A vaccine passport is a physical or digital document that displays whether someone is fully vaccinated against COVID-19. Critics say that such passports are a violation of privacy and an example of government overreach. Meanwhile, supporters point out that federal immigration law already requires that immigrants provide proof of vaccination status for several diseases.

There's plenty of precedent for having to show proof of vaccination whether for work or travel. For a century, nearly every school in the U.S. has been requiring proof of vaccinations for students to enroll. Dozens of countries across the globe require a "Yellow Fever Card" to enter their borders.

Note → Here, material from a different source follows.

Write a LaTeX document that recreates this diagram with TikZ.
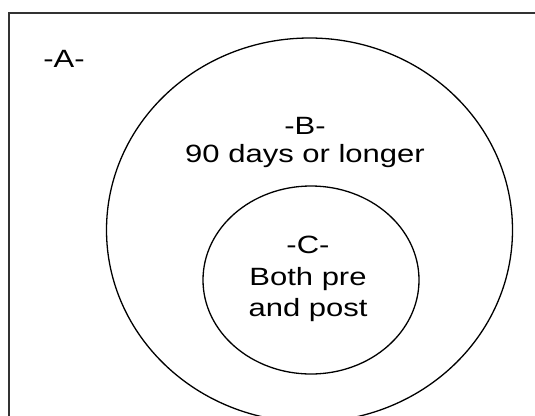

Proponents of vaccine passports, including several high-profile heavy metal musicians, have touted them as one of the most effective ways to reopen the nation's economy in a safe manner.

A number of hard rock and heavy metal artists have canceled shows or whole tours as the concert industry is rethinking its approach to live shows while the delta variant of the coronavirus is spreading nationwide.

Last month, Live Nation Entertainment, one of the country's largest concert and ticketing companies, announced that it will require all artists and concertgoers to show proof of vaccination or a negative COVID-19 test starting in early October.

Live Nation's announcement came one day after AEG Presents said that it will be requiring proof of vaccination for entry into its owned and operated clubs, theaters and festivals. The decision was made on the heels of the dramatic surge in COVID-19 cases as the delta variant spreads throughout the United States.

While vaccines are exceptionally effective in preventing death and severe illness from the coronavirus and its known variants, some are far from foolproof in preventing infection altogether.

Most of the people with so-called "breakthrough" infections are asymptomatic.

According to Centers For Disease Control And Prevention (CDC),large-scale clinical studies found that COVID-19 vaccination prevented most people from getting COVID-19. Research also provides growing evidence that mRNA COVID-19 vaccines (Pfizer-BioNTech, Moderna) offer similar protection in real-world conditions. While these vaccines are effective, no vaccine prevents illness 100% of the time. For any vaccine, there are breakthrough cases.